Graças ao modelo de operação adotado pela Larroudé, Marina e Ricardo não estão tão assustados com o tarifaço de Donald Trump. Ao reduzir os custos com intermediários e diminuir a dependência de fornecedores externos, a integração vertical tende a dar mais liberdade para o controle sobre as margens de lucro.

“Naturalmente, teremos de aumentar o preço um pouco”, diz a designer. “Mas não será nada que, de repente, vá de US$ 300 para US$ 500.” Como já estimado por Ricardo, o acréscimo deve ficar em torno de 2%.

O foco, a partir de agora, no mercado brasileiro deve também aliviar a pressão sobre a marca nos Estados Unidos. Os sapatos da Larroudé só ganharam um e-commerce aqui em outubro de 2024. E, apesar do pouco tempo, o país já responde por 10% das vendas globais.

Outro fator determinante para a evolução meteórica da Larroudé são as collabs. Ao expor a marca a uma base alternativa de clientes, Marina e Ricardo alcançam novos públicos — uma estratégia adotada por eles desde o início.

Do encontro com a Melissa criaram-se os chinelos slide floridos e o “sapato da Cinderela” e, do trabalho com a artista cubano-americana Gabriele Noelle, as mules decoradas com flores de acrílico.

Da associação com o estilista Joseph Altuzarra, nasceram os elegantes scarpins de couro espelhado; e da união com a Libertine, queridinha entre os fashionistas, uma seleção de modelos provocantes como a bota de cano altíssimo e couro pintado com o skyline de Los Angeles.

Nas nuvens

E pensar que tudo começou na sala de estar do apartamento dos Larroudé em Manhattan, onde Marina e Ricardo vivem com o casal de filhos adolescentes.

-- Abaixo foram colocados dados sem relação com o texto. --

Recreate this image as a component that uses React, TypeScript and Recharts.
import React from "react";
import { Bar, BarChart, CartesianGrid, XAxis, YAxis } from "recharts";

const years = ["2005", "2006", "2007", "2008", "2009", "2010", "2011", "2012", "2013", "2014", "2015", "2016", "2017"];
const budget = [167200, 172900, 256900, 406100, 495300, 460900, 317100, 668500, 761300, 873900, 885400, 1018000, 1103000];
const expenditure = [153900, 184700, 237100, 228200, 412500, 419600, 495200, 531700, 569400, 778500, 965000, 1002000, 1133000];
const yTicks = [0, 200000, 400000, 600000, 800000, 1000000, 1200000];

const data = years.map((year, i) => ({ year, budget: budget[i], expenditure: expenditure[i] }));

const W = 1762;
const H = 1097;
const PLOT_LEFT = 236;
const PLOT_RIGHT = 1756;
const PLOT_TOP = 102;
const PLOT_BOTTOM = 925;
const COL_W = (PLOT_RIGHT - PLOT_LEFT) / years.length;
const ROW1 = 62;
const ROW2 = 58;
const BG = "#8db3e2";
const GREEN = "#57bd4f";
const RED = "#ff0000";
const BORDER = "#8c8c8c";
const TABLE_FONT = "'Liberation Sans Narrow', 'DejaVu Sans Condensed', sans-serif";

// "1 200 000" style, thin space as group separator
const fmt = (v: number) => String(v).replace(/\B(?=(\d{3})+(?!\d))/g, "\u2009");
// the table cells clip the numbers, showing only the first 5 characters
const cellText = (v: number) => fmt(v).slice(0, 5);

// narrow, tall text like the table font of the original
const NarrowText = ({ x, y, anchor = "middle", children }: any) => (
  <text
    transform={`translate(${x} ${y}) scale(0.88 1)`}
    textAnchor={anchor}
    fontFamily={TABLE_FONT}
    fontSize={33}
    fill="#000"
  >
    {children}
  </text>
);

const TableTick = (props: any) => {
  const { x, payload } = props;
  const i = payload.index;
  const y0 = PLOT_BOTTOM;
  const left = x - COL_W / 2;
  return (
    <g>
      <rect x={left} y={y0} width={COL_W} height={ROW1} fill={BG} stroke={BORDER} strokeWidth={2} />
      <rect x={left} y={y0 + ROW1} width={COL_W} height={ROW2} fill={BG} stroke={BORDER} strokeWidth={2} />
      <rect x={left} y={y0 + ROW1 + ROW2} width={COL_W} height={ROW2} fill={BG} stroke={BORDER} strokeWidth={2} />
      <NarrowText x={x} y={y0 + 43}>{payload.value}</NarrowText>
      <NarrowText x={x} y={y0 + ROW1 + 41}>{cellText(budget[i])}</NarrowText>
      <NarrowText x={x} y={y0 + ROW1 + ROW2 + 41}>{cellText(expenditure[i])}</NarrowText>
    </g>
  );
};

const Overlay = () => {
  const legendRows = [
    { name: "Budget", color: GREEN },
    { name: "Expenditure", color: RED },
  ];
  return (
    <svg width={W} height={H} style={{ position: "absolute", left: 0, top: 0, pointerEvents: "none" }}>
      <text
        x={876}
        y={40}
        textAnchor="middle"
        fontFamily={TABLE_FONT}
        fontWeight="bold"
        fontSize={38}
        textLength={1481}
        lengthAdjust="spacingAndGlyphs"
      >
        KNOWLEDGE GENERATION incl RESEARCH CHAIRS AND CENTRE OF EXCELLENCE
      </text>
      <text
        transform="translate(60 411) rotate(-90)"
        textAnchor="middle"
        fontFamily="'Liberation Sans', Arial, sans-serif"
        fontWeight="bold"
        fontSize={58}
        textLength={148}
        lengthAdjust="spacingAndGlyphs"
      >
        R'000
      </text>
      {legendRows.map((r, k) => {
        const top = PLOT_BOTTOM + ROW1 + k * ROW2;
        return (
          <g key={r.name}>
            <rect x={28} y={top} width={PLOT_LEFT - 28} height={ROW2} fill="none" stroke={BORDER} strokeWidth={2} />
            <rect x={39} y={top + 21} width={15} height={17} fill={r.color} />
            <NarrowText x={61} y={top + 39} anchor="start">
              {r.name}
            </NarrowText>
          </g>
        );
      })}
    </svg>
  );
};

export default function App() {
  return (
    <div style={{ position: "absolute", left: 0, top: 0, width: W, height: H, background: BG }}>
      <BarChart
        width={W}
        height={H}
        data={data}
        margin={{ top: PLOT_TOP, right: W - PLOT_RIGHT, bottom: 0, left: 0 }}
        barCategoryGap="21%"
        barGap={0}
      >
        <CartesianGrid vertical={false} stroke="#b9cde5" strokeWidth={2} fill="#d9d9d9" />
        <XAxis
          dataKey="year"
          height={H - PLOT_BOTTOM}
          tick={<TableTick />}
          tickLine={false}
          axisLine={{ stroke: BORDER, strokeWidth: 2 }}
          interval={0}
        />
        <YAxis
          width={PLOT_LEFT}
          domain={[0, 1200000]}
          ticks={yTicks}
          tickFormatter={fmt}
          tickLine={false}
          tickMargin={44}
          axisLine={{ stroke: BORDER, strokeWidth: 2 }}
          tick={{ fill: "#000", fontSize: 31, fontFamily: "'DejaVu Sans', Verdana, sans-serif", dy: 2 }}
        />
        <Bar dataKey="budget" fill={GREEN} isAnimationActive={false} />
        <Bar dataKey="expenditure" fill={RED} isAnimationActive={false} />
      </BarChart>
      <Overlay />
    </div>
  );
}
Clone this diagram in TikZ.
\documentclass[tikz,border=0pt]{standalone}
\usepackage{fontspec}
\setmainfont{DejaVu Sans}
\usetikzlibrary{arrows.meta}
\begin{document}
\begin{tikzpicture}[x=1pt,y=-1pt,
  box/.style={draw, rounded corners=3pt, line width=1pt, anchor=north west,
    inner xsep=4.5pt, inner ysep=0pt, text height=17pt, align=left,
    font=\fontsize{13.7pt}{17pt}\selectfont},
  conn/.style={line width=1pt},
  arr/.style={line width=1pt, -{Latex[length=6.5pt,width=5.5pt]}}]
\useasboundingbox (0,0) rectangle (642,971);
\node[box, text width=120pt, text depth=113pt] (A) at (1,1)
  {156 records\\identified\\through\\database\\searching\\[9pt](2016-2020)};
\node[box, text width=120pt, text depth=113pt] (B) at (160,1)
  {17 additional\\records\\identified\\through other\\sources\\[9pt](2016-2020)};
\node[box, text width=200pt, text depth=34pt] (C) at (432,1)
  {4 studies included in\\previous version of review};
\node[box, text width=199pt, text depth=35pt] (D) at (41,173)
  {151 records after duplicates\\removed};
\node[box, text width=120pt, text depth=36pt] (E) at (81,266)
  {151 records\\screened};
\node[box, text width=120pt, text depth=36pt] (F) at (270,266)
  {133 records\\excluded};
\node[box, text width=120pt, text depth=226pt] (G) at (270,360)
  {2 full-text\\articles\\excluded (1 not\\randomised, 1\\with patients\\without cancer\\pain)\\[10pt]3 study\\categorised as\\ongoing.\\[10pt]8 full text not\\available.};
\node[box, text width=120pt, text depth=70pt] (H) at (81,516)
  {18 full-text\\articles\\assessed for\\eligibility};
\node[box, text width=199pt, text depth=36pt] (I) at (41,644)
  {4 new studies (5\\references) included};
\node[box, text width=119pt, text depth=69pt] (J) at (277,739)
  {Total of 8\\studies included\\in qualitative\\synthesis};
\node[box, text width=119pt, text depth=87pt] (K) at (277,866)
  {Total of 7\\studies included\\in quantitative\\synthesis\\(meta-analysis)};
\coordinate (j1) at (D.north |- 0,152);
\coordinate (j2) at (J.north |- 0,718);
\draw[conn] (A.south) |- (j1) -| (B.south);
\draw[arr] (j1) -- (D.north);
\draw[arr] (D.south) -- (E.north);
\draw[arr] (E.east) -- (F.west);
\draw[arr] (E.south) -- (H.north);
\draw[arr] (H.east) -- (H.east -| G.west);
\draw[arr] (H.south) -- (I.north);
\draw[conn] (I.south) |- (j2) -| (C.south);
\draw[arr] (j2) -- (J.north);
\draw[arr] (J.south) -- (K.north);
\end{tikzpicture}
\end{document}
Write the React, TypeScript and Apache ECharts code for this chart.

Marina chegou à Barneys em 2017, onde ficou quase três anos. Antes, por mais de uma década, ela se dedicou ao mercado editorial de moda, com passagens pela Vogue Brasil, em São Paulo, e, já em Nova York, pelo extinto Style.com, o portal da Condé Nast.

Formado pela FGV, Ricardo vinha do mercado financeiro, tendo trabalhado como investidor sênior no Apollo Global Management e head de finanças globais da AB InBev.

Pois bem, em 2020, os dois estavam desempregados. E, no auge da crise sanitária imposta pela Covid-19, eles resolveram empreender.

Juntaram US$ 100 mil e lá foram eles criar sapatos. Não foi fácil. Como descobririam logo, calçado (bem feito) é complicadíssimo de desenvolver. Os tamanhos são precisos e cada modelo exige uma forma, entre outras muitas dificuldades.

Mas eles não esmoreceram. Hoje, pode-se dizer, são experts. Até inventam moda. Como o QR Code na sola de cada sapato que funciona como uma espécie de “carteira digital”. A cada compra, a cliente ganha US$ 20 a serem resgatados na próxima visita ao site.

Se ela compartilhar o token com uma amiga, por exemplo, a presenteada dispõe de um crédito de U$ 20 na primeira aquisição.

Outra inovação da marca é a “Larroudé cloud”, uma espuma capaz de se moldar ao pé e absorver o impacto das pisadas. Tudo para que as clientes se sintam caminhando sobre as nuvens.

Nas nuvens estão Marina e Ricardo à frente de um negócio de receita anual, segundo a Forbes Women, prestes a atingir os nove dígitos.